SB 350 creates the new target and authorizes CARB to write regulations to meet the target, Lipper said during the press conference call.
Lipper said that SB 350 will “clearly” trigger a “robust debate” about whether the 50 percent reduction in petroleum use can be met and how. “We think CARB has a number of tools in the toolbox” to move toward meeting the goal, he said.
For example, CARB has the ability to adopt specifications for fuel, efficiency standards for cars and, along with other agencies, the authority and funding to promote less traffic and less pollution through more compact development under the 2008 state law, SB 375, Lipper said.
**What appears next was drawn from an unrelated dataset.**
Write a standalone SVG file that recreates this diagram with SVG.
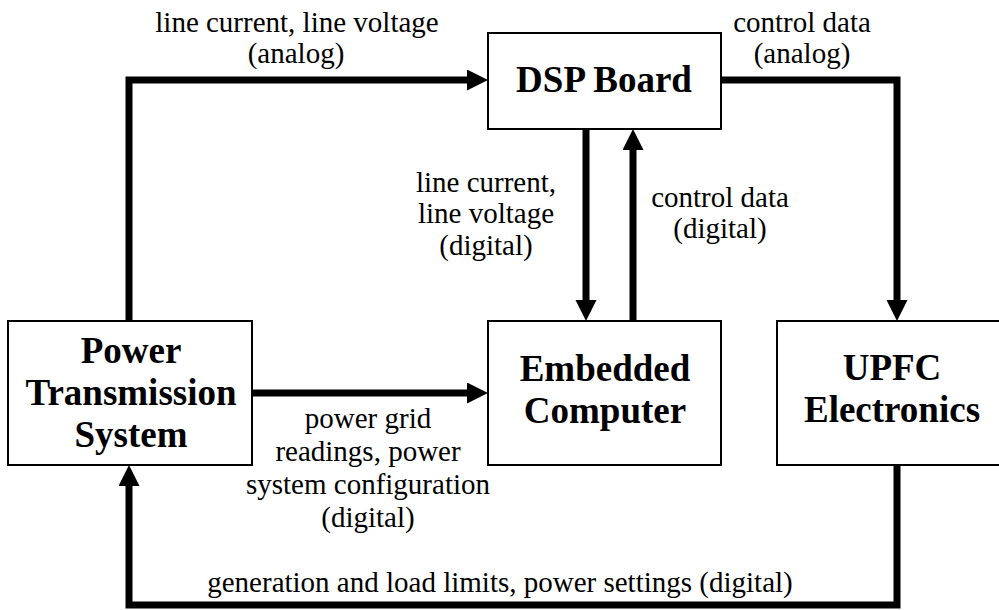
<svg xmlns="http://www.w3.org/2000/svg" width="999" height="610" viewBox="0 0 999 610">
<defs>
<marker id="ah" markerUnits="userSpaceOnUse" markerWidth="22" markerHeight="22" refX="0" refY="10.5" orient="auto">
<path d="M0,0 L21,10.5 L0,21 Z" fill="#000"/>
</marker>
<style>
.box{fill:#fff;stroke:#000;stroke-width:2}
.nt{font-family:"Liberation Serif","Times New Roman",serif;font-weight:bold;font-size:37px;text-anchor:middle;fill:#000}
.lb{font-family:"Liberation Serif","Times New Roman",serif;font-size:29px;text-anchor:middle;fill:#000}
.cn{fill:none;stroke:#000;stroke-width:7;stroke-linejoin:miter}
</style>
</defs>
<rect width="999" height="610" fill="#fff"/>
<g id="connectors">
<path class="cn" d="M129,321 V80 H467" marker-end="url(#ah)"/>
<path class="cn" d="M721,80 H897 V300" marker-end="url(#ah)"/>
<path class="cn" d="M586,129 V300" marker-end="url(#ah)"/>
<path class="cn" d="M633,321 V150" marker-end="url(#ah)"/>
<path class="cn" d="M252,393 H467" marker-end="url(#ah)"/>
<path class="cn" d="M897,464 V605 H129 V486" marker-end="url(#ah)"/>
</g>
<g id="dsp">
<rect class="box" x="488" y="33" width="233" height="96"/>
<text class="nt" x="604" y="92">DSP Board</text>
</g>
<g id="pts">
<rect class="box" x="8" y="321" width="244" height="144"/>
<text class="nt" x="131" y="363">Power</text>
<text class="nt" x="131" y="405">Transmission</text>
<text class="nt" x="131" y="447">System</text>
</g>
<g id="emb">
<rect class="box" x="488" y="321" width="233" height="144"/>
<text class="nt" x="605" y="381">Embedded</text>
<text class="nt" x="605" y="423">Computer</text>
</g>
<g id="upfc">
<rect class="box" x="777" y="321" width="230" height="144"/>
<text class="nt" x="892" y="380">UPFC</text>
<text class="nt" x="892" y="422">Electronics</text>
</g>
<g id="labels">
<text class="lb" x="297" y="32">line current, line voltage</text>
<text class="lb" x="296" y="63">(analog)</text>
<text class="lb" x="802" y="32">control data</text>
<text class="lb" x="802" y="63">(analog)</text>
<text class="lb" x="486" y="192">line current,</text>
<text class="lb" x="486" y="223">line voltage</text>
<text class="lb" x="486" y="255">(digital)</text>
<text class="lb" x="720" y="207">control data</text>
<text class="lb" x="720" y="238">(digital)</text>
<text class="lb" x="368" y="428">power grid</text>
<text class="lb" x="368" y="461">readings, power</text>
<text class="lb" x="368" y="494">system configuration</text>
<text class="lb" x="368" y="527">(digital)</text>
<text class="lb" x="500" y="592">generation and load limits, power settings (digital)</text>
</g>
</svg>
SB 350’s call for a 50 percent increase in energy efficiency in buildings will be done through the use of existing energy efficiency retrofit funding and regulatory tools already available to state energy agencies under existing law, the paper says. The bill also requires state energy agencies to plan for and implement those programs in a manner that achieves the energy efficiency target.
The paper notes that California under current law has energy efficiency standards for new buildings and appliances, but that “implementation challenges include the lack of enforcement mechanisms and accountability.”
SB 350 “gives energy agencies the authority to review and revise our state’s energy efficiency programs to marshal the funds and regulatory actions necessary to reach this target.”
Another measure in the Senate leaders’ clean energy and climate change package unveiled this week includes SB 185 by de Leon, which would require the state’s two largest public employee pension funds to divest from companies involved in coal mining and combustion. Specifically, the funds over the next 18 months would have to divest from companies with 50 percent or more of their facilities involved in the mining or the burning of coal, Lipper said.
The other bill included in the package is SB 189 by Sen. Ben Hueso (D), which would create a new Senate Committee on Maximizing Jobs and Economic Growth. The panel would “advise and inform state clean energy and climate actions that ensure maximum job creation and economic benefits to all Californians,” the paper says.